In telling tales whose focal characters are key figures in the literature and cinema of horror and the macabre and incorporating them within contemporary variations of their own archetypal narratives, Volk also interrogates the nature of the genre. He suggests the insights into human nature, the understanding of the moral struggles constantly at work in the world and, strangely enough, the comforts which it can afford. Dennis Wheatley, in being granted a glimpse of his eventual obscurity, comes to the conclusion that there is a certain nobility and honour, an essential usefulness in providing people with imaginatively diverting and luridly exciting entertainments in a post-war era which has left people in a state of psychological shock. The names of Dachau, Buchenwald and Belsen are recited like an appalling dark litany in both Netherwood and Whitstable. In Leytonstone, the celebration of Empire Day, a tableau which is built around the famous photo of young Fred, clad in military attire, sat upon a pony outside his dad’s grocers in a street bedecked with Union Jacks, anticipates the clash of Imperial powers in the First World War, and the disastrous fractures of world politics and economics which ensued. What can a literature of terror do to encompass (or even to attempt to exclude) such terrible knowledge of the depths to which humanity can sink? How can the old Romantic and Gothic traditions continue to provide their sublime terrors, their subtle frissons in the face of the numbing extremity of the horrors starkly presented in newpaper photos or on the TV screen throughout the 20th century. Peter Cushing perhaps speaks for Volk in his self-defence of the genre for which he had unwittingly become such a defining figure. Answering a no-doubt oft-voiced question as to why he made such ‘horrible films’, he explains ‘I think the best so called “horror” shows us our worst fears in symbolic form and tries to tell us in dramatic form how we can overcome them’.
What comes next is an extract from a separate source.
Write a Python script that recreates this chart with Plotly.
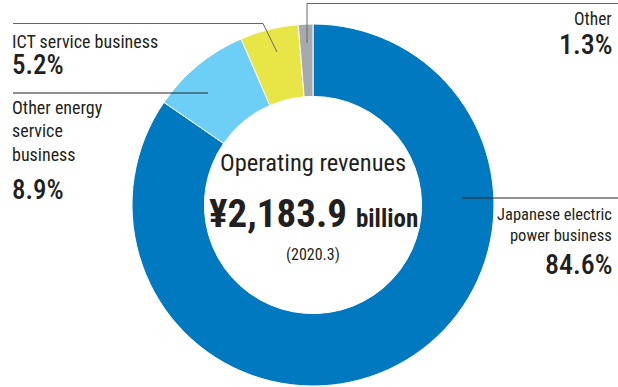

For Volk, a romantic humanist, the answer is connection, always connection. It is Hitch’s tragedy that he never truly seems to find it. There is always a hollow chamber within, a cell inhabited for life by the confused and frightened boy who must keep the world at bay with ordered systems (from train and tramspotting to the plotting of perfect cinematic thrill rides) and a bluffly remote façade of macabre joviality. The damage sustained in childhood and carried through into adulthood, and the threat to children from the damaged or simply monstrous is a theme which recurs in Volk’s fiction, from Afterlife to Ghost Watch and The Awakening. It is present throughout this trilogy too.

Both Cushing and Wheatley are firm believers in a benevolent Christian God, a force for good in the world. Their worldview is strongly moral, with an underpinning commitment to confronting evil wherever it might be encountered. For Wheatley, as for so many others, the Second World War was a fight against the encroachment of an evil ideological poison in the world. The ritual battle he takes part in with Crowley as an unlikely ally is a struggle against a kind of occult fascism, an attempt to use magic potency attained through pitiless cruelty and brutish bullying to exert a violent, self-aggrandising power. The dark magus whom they oppose is the antithesis to Wheatley’s values and it turns out, surprisingly, Crowley’s. His utter disconnection from all human connection, fellow-feeling and compassion are what makes him truly monstrous. The same is true for the monster whom Cushing confronts in Whitstable. He talks of life being about satisfying ones appetites, and talks of developing the taste for the once prevalent local delicacy of oysters (a scene with uncomfortable echoes of Laurence Olivier’s seduction of Tony Curtis in Spartacus). This is stated as if it were a self-evident truth. Cushing quietly offers an alternative credo in his mind. Life is given meaning through love. Peter’s love for Helen, and Dennis’ love for Joan. This is the redemptive force. Whether it derives from a benevolent God or from the shining heart of the Human spirit.